A PRF destacou ainda na nota que a operação deflagrada ao lado da PMMG visava o combate a um "grupo criminoso dedicado à tomada de cidades", na prática conhecida como novo cangaço.

"Na ocorrência, um farto armamento foi apreendido: metralhadora .50, fuzis de grosso calibre, pistolas, dezenas de quilos de explosivos e grande quantidade de carregadores e de munições. A PRF destaca o compromisso com os limites constitucionais e a defesa do estado democrático de direito, incluídos o princípio da presunção de inocência dos agentes, a garantia ao devido processo legal, ao contraditório e à ampla defesa", concluiu a corporação. 

Também indagado, o Ministério Público Federal (MPF) confirmou ter recebido o relatório policial na tarde de terça-feira (27). "Ele agora será analisado, para verificar se serão necessárias novas diligências. Quanto à investigação do MPF, ela estava suspensa aguardando o resultado das perícias criminais e deverá retomar o curso de agora em diante", completou.

O Ministério Público de Minas Gerais (MPMG) foi questionado se poderá pedir o afastamento dos policiais estaduais envolvidos, mas ainda não se posicionou.

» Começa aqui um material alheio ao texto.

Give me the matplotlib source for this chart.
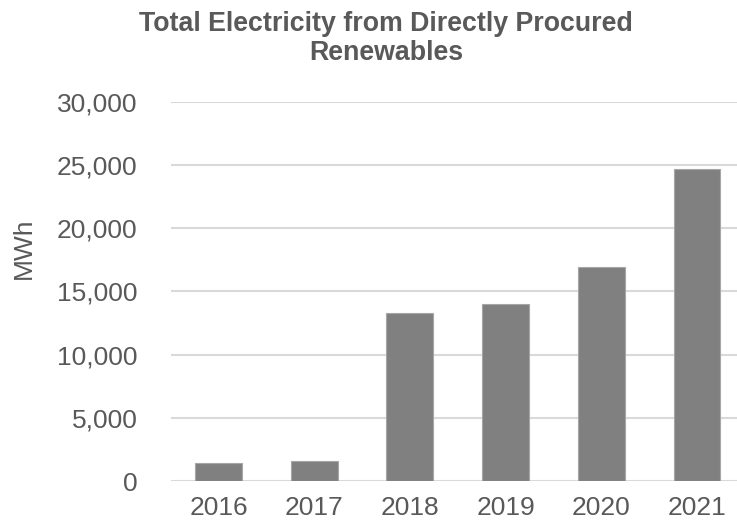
import numpy as np
import matplotlib
matplotlib.use('Agg')
import matplotlib.pyplot as plt
from matplotlib.ticker import FuncFormatter

plt.rcParams['font.family'] = ['Liberation Sans', 'DejaVu Sans']

years = ['2016', '2017', '2018', '2019', '2020', '2021']
mwh = [1450, 1580, 13260, 13970, 16950, 24680]

fig = plt.figure(figsize=(7.37, 5.25), dpi=100)
# plot area runs a bit past the right edge, as in the cropped original
ax = fig.add_axes([0.2316, 0.0838, 0.779, 0.7225])

x = np.arange(len(years))
ax.bar(x, mwh, width=0.49, color='#808080', edgecolor='#a6a6a6', linewidth=0.8, zorder=3)

ax.set_xlim(-0.5, len(years) - 0.5)
ax.set_ylim(0, 30000)
ax.set_yticks(np.arange(0, 30001, 5000))
ax.yaxis.set_major_formatter(FuncFormatter(lambda v, p: f'{int(v):,}'))
ax.set_xticks(x)
ax.set_xticklabels(years)

ax.grid(axis='y', color='#d9d9d9', linewidth=1.5, zorder=0)
for s in ax.spines.values():
    s.set_visible(False)
ax.tick_params(axis='both', length=0, labelsize=19, labelcolor='#595959')
ax.tick_params(axis='y', pad=24)
ax.tick_params(axis='x', pad=11)

fig.text(0.032, 0.527, 'MWh', rotation=90, fontsize=19, color='#595959', ha='center', va='center')
fig.text(0.5235, 0.9267, 'Total Electricity from Directly Procured\nRenewables', fontsize=19.3,
         fontweight='bold', color='#595959', ha='center', va='center', linespacing=1.17)

fig.savefig('out.png', dpi=100)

Sindicato sai em defesa de policiais

Ouvido por O TEMPO nesta quarta, o Sindicato dos Policiais Rodoviários Federais no Estado de Minas Gerais (SINPRF-MG), informou que o seu corpo jurídico está analisando a denúncia da PF, mas se manifestou com "total apoio" aos policiais rodoviários e militares "que arriscaram a vida em prol da sociedade de Varginha".

"(...) enfrentando indivíduos com extensa ficha criminal, e que efetuariam crime de domínio de cidade, colocando em risco os honrados cidadãos da cidade. Recebemos, estamos analisando e daremos todas as informações tão logo tenhamos o relatório analítico do jurídico do SINPRF-MG", concluiu a entidade.

PF pode indiciar policiais militares pelas 26 mortes?

A partir de agora, cabe ao MPF avaliar a possibilidade de apresentação de denúncia com base nas provas colhidas e investigação própria. Em nota o órgão disse que vai avaliar possível retomada das apurações sobre o caso que estavam suspensas "aguardando o resultado das perícias criminais". Se o Ministério Público entender que cabe denúncia, o próximo o é o julgamento em um Tribunal do Júri. Ao longo dos próximos os, a própria Justiça pode entender que cabe à PM essa apuração e encerrar a investigação.

Relembre a operação

As forças de segurança começaram a investigar o grupo em agosto de 2021. No fim de outubro, após informações indicarem sobre um novo assalto em Varginha, foi montada uma operação conjunta entre a Polícia Militar de Minas Gerais (PMMG) e a Polícia Rodoviária Federal (PRF).

Na manhã de 31 de outubro, os policiais adentraram duas chácaras em que estavam os suspeitos. Conforme a versão oficial da PMMG, na primeira, foram 18 suspeitos mortos; na segunda, outros oito, totalizando 26. A corporação também divulgou que foi recebida com tiros pelos suspeitos.

A ação chegou a ser comemorada pelas autoridades, à época. A porta-voz da PMMG, capitão Layla Brunnela — atualmente major —, disse que aquela era a maior operação referente ao “Novo Cangaço” no país e que “muitos infratores fariam um roubo a banco, naquele dia ou no dia seguinte, e foram surpreendidos pelo serviço de inteligência da PM integrado com a PRF”.

A PRF informou, por meio de nota, que "a quadrilha possuía um verdadeiro arsenal de guerra sendo apreendidos fuzis, metralhadoras ponto 50, explosivos e coletes à prova de balas, além de vários veículos roubados. Foram arrecadados ainda diversos “miguelitos” (objetos perfurantes feitos com pregos retorcidos usados para furar os pneus das viaturas policiais)".